Track 8: “Every Night”

 “Every Night” is equal parts love song as well as a song expressing concern about a former friend. Its guitar tuning is definitely the most odd on the whole album, and I really do think this is one of the album’s strongest. I really went crazy with the production on this, and it’s definitely in a subtle way, but I think the very basic drum machine beat supplements the growing and changing song nicely. In previous songs I hadn’t really given piano much of a spotlight, but it’s a main feature of this song, and I think it ended up making the song what it needed to be. I don’t really know how I wrote and played the piano part on this song because I have no idea how to play it now. I’d have to dissect it note by note.

 

Track 9: “Stranger”

 “Stranger” was actually the first song written for this album. At the time I didn’t know this song would be on an album or that I was about to make an album. I wrote this song the night I got back from the airport after I’d finished my semester abroad in Denmark and moved back to the U.S. The whole experience was one of the most beautiful things I’ve ever experienced (it still brings tears to my eyes!) so it was upsetting to leave that. This song is basically a love song dedicated to the city of Copenhagen and all the people I came to know and befriend there. This was the hardest song to record on the album. I spent day after day rerecording it and trying to figure out the right tempo, type of guitar, and best recording method, and of course once I made it as simple and raw as possible, close to the original demo, it finally worked.

 

Track 10: “Winter”

I like a closing track to an album to be cinematic in some way. I’m a very literary-driven person, since I was an English major, and I look at songwriting like plot development. Especially in this case, with an album called Nonfiction, one would expect the last song on this record to be like the closing chapter of a book. And I think “Winter” fits this mold. It’s really a heartfelt, sweet ending to this little portrait of my young adult life that this album is. When I wrote the song, it was immediately an album closer. I’m really proud of the chorus in this song as well as the build up and production. If you listen closely in the outro, you can hear my friends Nat and Nick singing “the door is open” with me. I went really wild with the ending, even using some tubular bell sounds.

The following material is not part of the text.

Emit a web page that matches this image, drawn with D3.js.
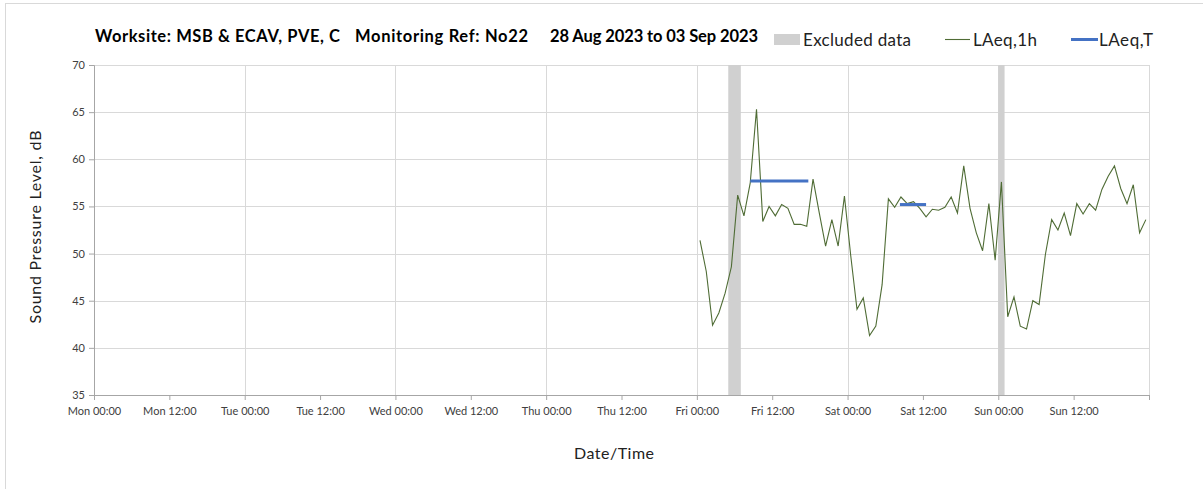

Plus, the year ends in the season of winter, so what a fitting end to a record.

 

Track 11: “On Fire” (Bonus Track)

This song was never initially meant to be a bonus track, but the record ended in a very different place than I started it at. By then I felt like there were too many songs similar in sonic palette to this track. This felt like it had to be a bonus track because I didn’t want to do away with it entirely. I wrote this song after learning more about the early New York music and art scene of the ‘60s and ‘70s that included Lou Reed, Patti Smith, and Andy Warhol. The self-destruction inherent in some of those artistic circles was very interesting to me, especially in cases of people like Nico and Edie Sedgwick, two seemingly beautiful souls who really destroyed themselves. As someone who doesn’t even really drink, I was just very interested in how this polar opposite lifestyle of indulgence and excess can present itself.